第3章は、日本における交通静穏化事業の評価であり、現在進められている全国のコミュニティ・ゾーン形成事業について対象地区の特性,適用手法,整備効果について分析している。その結果、対象地区は比較的に小さい面積のものが多く、土地利用として住宅系だけでなく商業系の地区が半数近くあること、手法としては歩車共存道路,コミュニティ道路が多く適用されていること、整備効果については交通量・歩行速度・交通事故ともに一定の効果が現れているが、一部歩道のない街路等で効果が見られない地区があることなど興味深い知見を示している。

第4章は、代表的事例として全国で最初に導入された三鷹市コミュニティ・ゾーンを対象として独自のアンケート調査を行い詳細な整備効果分析を行ったものである。その結果、地区内ネットワークに関して自転車交通の需要が大きいこと、交通事故に関して自動車同士の事故削減に効果が大きいもの自転車の事故,狭幅員道路での事故の削減率が低いこと、適用手法の中で補助幹線道路での歩道の連続化と中央線を廃止し路側帯を拡幅する手法の効果が大きいこと、を明らかにしている。

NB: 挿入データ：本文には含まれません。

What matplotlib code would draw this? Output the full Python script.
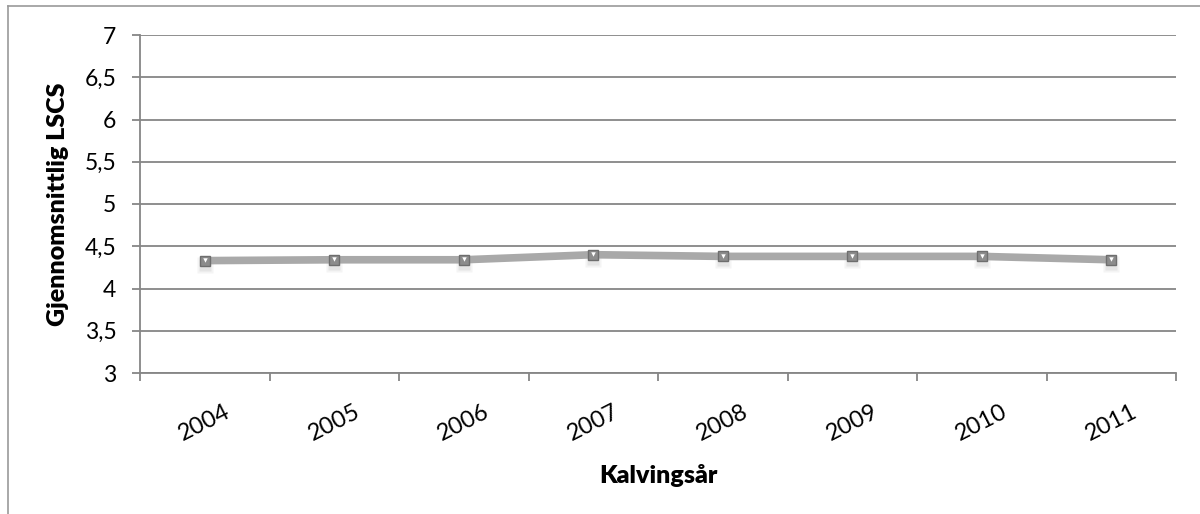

第5章は前章までの分析を通してわが国の交通静穏化事業について、歩道のない幅員の狭い道路での有効な手法がないなど対象地区・道路に「空白域」が存在するとして、各種の社会実験を行ない具体的な対応手法について多面的な検討を行っている。住民参加型で進行中の青戸コミニティ・ゾーン(東京都葛飾区)事業の中で、ハンプ,狭窄,シケインを細街路に適用して自動車走行状況,車と歩行者・自転車の交通錯綜状況,アンケート調査などを行ない、狭窄の有効性を示唆している。更に、中央線廃止と路側帯拡幅の効果について、愛知県豊田市について既存事例の分析に加えて新たな2路線の整備に関与して、効果分析を行ない、自動車の走行速度の低下はみられなかったものの歩行者,ドライバー双方から路側帯拡幅による安心感の向上について評価が高いこと、また交通流に占める大型車の構成比が大幅に低下したことなど興味深い知見が示されている。

最後の第6章は、以上の結論を総括し、交通静穏化施策の促進に向けた事項を指摘している。

以上のように、本論文は狭幅員の細街路が多く街路網の体系的整備が遅れているわが国の市街地の現状を踏まえて、居住地周辺の交通安全改善に向けた面的交通静穏化について、その計画の考え方、適応手法について内外の事例分析、そして社会実験を含む実証的個別的事例研究により都市計画,交通計画上有用な知見を示したものと評価できる。

よって本論文は、博士(工学)の学位請求論文として合格と認められる。